_Required task_. Everything from the first line of the data through the line with "plt.rcParams['font.family'] = ['Roboto', 'DejaVu" is to be echoed exactly, minus the pictures.
[Start of Material]
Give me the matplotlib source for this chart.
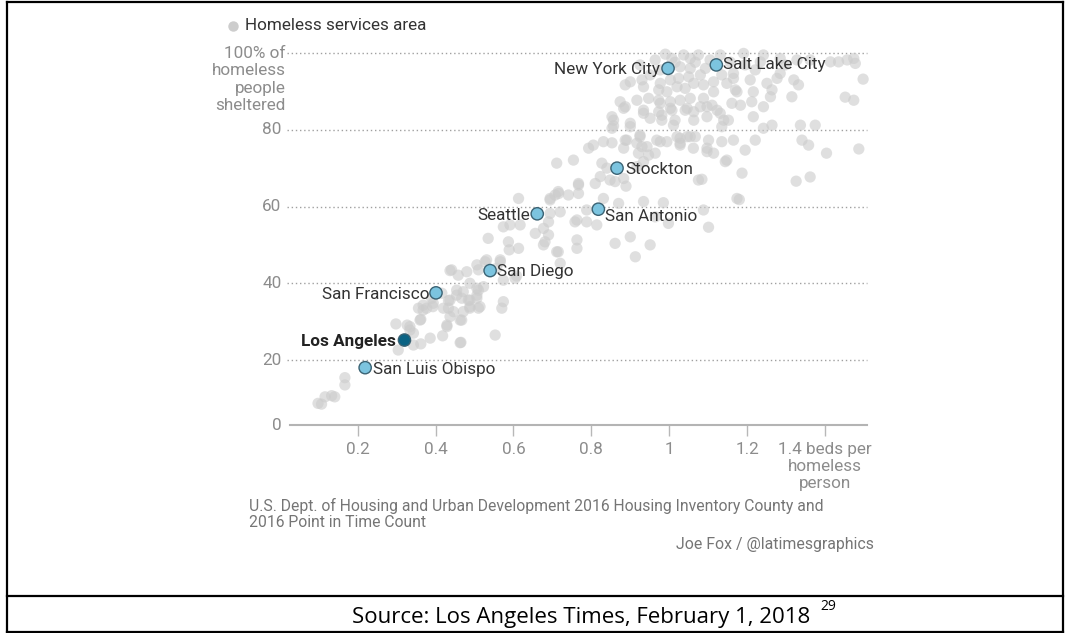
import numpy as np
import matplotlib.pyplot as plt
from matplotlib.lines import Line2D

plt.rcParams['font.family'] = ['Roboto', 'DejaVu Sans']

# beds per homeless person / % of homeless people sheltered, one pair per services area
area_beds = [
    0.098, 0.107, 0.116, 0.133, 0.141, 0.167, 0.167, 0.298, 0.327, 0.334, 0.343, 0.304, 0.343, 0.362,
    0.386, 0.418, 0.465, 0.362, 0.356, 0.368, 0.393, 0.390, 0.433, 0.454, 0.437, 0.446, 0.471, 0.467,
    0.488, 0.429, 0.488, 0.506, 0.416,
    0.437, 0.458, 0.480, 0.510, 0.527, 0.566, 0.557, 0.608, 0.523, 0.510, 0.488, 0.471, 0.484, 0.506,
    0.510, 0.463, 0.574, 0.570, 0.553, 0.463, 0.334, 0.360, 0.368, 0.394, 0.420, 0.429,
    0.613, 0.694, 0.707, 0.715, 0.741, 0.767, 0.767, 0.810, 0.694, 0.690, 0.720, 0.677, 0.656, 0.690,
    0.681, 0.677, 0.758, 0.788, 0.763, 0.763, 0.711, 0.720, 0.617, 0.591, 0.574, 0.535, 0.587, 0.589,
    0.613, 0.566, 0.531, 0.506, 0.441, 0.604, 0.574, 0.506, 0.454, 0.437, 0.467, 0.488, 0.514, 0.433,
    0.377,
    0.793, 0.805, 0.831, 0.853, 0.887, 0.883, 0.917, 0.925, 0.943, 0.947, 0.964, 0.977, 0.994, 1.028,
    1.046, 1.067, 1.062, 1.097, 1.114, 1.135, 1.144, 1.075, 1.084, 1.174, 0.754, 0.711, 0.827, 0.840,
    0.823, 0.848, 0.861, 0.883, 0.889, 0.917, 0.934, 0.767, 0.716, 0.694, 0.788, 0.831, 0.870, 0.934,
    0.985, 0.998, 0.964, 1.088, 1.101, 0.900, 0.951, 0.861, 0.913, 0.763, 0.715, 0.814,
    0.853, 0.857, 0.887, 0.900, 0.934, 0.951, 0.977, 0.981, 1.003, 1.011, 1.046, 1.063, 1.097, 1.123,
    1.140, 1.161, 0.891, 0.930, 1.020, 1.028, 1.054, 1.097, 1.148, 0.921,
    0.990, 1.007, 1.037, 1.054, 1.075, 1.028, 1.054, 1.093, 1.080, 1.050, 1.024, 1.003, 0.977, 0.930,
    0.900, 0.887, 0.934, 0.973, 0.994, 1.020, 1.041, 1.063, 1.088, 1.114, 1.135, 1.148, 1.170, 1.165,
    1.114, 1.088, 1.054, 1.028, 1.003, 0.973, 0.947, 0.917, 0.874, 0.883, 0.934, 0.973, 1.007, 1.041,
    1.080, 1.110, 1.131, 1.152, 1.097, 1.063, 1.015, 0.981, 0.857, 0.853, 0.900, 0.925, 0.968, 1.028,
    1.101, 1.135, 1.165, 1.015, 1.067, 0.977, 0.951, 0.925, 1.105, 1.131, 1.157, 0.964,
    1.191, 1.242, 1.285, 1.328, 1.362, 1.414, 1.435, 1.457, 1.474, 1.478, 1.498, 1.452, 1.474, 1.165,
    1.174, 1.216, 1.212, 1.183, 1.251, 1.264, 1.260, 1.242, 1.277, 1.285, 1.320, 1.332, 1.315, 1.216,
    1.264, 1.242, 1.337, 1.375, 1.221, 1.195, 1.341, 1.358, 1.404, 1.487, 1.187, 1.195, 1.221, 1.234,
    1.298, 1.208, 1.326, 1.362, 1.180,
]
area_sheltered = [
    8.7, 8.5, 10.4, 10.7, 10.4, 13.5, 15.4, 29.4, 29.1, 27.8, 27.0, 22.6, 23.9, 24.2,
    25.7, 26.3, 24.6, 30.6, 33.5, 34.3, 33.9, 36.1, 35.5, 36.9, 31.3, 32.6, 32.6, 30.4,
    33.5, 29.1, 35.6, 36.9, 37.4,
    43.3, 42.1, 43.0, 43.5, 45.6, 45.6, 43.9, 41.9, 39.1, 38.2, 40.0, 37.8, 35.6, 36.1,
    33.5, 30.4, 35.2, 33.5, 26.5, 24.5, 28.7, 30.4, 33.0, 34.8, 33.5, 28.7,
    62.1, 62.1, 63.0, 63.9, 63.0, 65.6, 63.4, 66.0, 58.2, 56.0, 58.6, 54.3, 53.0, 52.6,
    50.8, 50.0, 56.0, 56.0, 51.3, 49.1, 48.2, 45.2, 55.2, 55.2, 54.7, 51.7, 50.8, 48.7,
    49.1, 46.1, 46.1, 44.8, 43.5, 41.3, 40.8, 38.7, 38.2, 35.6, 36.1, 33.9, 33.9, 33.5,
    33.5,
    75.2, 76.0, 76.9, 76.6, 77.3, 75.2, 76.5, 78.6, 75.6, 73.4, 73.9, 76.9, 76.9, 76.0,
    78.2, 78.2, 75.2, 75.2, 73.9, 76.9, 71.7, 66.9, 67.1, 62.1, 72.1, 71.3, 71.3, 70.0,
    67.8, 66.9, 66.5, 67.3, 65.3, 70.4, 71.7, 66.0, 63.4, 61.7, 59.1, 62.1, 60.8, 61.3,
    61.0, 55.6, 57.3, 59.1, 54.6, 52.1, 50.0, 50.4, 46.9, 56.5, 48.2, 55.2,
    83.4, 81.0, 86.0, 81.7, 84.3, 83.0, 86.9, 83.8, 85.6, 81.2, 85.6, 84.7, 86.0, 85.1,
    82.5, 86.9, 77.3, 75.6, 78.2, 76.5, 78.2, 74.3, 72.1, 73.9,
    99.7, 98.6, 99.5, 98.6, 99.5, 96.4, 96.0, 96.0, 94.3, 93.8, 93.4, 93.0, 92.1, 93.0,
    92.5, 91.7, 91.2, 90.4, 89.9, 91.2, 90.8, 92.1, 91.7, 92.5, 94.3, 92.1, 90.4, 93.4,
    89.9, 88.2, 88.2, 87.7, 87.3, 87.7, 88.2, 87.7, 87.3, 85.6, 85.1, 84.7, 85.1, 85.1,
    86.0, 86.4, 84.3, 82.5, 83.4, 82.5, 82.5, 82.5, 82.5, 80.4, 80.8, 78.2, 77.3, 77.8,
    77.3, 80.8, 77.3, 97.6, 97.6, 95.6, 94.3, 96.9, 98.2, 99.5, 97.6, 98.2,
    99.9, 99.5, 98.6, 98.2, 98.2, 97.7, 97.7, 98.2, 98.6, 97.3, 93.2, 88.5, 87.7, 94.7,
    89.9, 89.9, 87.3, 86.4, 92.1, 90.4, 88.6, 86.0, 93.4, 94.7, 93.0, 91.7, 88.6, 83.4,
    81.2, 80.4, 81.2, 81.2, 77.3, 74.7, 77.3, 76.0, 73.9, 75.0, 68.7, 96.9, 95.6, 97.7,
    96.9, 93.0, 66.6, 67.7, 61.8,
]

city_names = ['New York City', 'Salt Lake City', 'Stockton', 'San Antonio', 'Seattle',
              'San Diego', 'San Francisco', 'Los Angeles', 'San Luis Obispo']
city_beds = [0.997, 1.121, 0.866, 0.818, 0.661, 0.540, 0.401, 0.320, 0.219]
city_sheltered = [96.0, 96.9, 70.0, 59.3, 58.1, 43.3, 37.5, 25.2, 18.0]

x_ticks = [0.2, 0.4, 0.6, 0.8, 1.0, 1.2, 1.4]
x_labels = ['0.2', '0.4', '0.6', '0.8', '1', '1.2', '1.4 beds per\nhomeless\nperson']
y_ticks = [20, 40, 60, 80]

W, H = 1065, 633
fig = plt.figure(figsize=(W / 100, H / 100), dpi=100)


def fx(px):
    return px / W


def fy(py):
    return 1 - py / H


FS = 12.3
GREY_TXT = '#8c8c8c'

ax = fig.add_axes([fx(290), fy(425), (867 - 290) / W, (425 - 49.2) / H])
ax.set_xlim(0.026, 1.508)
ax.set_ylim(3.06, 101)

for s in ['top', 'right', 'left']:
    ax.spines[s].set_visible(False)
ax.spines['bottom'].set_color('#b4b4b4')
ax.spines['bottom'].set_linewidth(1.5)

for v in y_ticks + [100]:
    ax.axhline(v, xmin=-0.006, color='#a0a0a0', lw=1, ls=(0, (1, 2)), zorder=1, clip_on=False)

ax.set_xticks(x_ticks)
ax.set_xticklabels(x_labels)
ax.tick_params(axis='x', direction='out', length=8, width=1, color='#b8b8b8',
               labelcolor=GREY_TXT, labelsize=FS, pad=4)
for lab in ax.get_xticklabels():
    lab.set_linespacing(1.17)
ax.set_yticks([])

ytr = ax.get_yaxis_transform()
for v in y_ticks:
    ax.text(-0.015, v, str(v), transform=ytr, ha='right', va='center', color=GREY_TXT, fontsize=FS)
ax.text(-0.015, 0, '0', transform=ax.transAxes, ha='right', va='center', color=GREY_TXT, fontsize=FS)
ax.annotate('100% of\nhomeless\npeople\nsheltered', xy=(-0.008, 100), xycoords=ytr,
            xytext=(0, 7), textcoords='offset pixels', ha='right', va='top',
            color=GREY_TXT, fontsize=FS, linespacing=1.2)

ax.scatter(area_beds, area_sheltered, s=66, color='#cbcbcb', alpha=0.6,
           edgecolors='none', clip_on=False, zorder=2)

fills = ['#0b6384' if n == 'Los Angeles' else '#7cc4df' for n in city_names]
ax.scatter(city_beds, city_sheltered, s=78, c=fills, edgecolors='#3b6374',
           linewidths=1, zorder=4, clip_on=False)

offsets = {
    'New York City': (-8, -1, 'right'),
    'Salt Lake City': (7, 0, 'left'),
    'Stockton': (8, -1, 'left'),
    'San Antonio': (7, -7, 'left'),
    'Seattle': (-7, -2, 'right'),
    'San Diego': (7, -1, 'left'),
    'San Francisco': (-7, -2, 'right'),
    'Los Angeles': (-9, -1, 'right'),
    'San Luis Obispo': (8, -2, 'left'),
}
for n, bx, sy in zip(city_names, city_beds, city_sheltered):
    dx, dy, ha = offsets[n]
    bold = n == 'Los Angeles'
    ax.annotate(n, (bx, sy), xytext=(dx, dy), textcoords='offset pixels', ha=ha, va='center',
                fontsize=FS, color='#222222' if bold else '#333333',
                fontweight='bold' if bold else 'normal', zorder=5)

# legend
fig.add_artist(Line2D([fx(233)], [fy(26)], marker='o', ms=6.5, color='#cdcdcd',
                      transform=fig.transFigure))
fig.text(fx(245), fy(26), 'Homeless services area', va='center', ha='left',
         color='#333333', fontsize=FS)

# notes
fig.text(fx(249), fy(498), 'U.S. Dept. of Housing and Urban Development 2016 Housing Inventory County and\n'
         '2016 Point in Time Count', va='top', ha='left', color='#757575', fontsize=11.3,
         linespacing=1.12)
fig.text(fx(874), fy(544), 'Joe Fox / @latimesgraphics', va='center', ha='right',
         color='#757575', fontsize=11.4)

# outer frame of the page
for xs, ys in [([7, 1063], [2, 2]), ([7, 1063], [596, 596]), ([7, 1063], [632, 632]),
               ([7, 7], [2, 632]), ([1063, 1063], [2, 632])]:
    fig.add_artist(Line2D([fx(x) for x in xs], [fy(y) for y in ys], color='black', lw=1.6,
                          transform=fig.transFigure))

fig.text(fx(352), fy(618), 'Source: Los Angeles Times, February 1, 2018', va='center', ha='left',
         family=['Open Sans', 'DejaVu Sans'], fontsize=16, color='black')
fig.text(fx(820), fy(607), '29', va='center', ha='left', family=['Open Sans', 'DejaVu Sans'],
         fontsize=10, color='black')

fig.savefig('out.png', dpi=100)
[End of Material]
_Task solution_.
Give me the matplotlib source for this chart.
import numpy as np
import matplotlib.pyplot as plt
from matplotlib.lines import Line2D

plt.rcParams['font.family'] = ['Roboto', 'DejaVu Sans']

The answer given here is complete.